I'll talk more about what I'm currently sewing in the next post when it's more than just 3 seams, but I will show off the fabric selection here. I'm not sure how the fit of this pattern will turn out so I'm going to make a model using the fabric pair below (the floral should look a little familiar) and then make adjustments to the second version, which will use the fabrics in the last photo.

I had a lot of fun at the store picking these prints out. It's so enjoyable to play with colors and patterns and find two bold and interesting fabrics that actually go well together. I'm particularly in love with the paisley print and its partner, below.

I'm so glad that moving didn't take my crafting out of commission for too long. It helped that I moved into a furnish apartment, so it's simply been a matter of unpacking a few boxes of clothes and some craft stuff. Now that I'm settled in, I have lots of crafty things I want to accomplish in my new space!

Tuesday, July 03, 2012


We're in the middle of moving this week; I'm moving to a furnished apartment 2 blocks down and the husband is moving in with a friend in Milwaukee so he can start his new job there. This is a temporary situation while I finish up my classwork, and I'm looking forward to moving to Milwaukee myself at the end of the year.

(These tubs are just my yarn and fabric. Let's not talk about the other craft supplies I have packed.)
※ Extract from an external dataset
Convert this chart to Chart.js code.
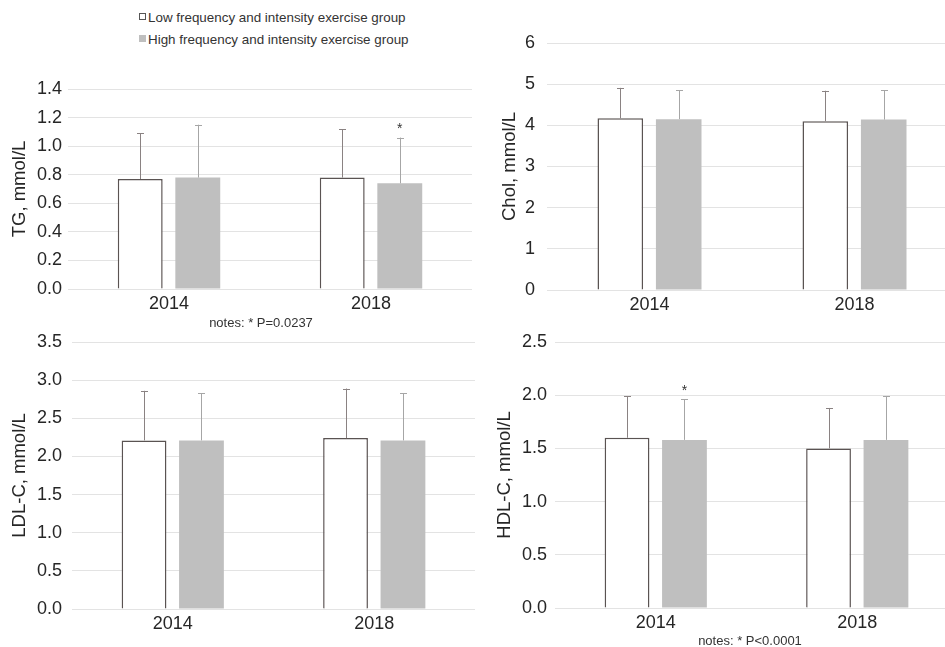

The hardest part about this move has been deciding what to take with me, as most everything else is going to Milwaukee to sit in boxes for six months. I'm obviously keeping all of my clothing, and I don't want my yarn to sit in boxes in a basement for 6 months, but it's less obvious what to keep of the books and the other craft supplies. After several rounds of deliberation, final books selection has been whittled down to the following:

I'm keeping my two favorite cooking books (How to Cook Everything Vegetarian and How to be a Domestic Goddess), a couple sewing books (Everyday Handmade and Sew What! Skirts), my go-to book on crochet (Stitch'n Bitch Crochet), and my favorite knitting books (The Opinionated Knitter and Whimsical Little Knits), in addition to a couple other books I've been meaning to read for a while. I guess I now know what books I'd take with me if I am ever stuck on a deserted island!

Hopefully, I'll get settled into my new apartment quickly so that I can get back to crafting and telling you all about it. Wish me luck!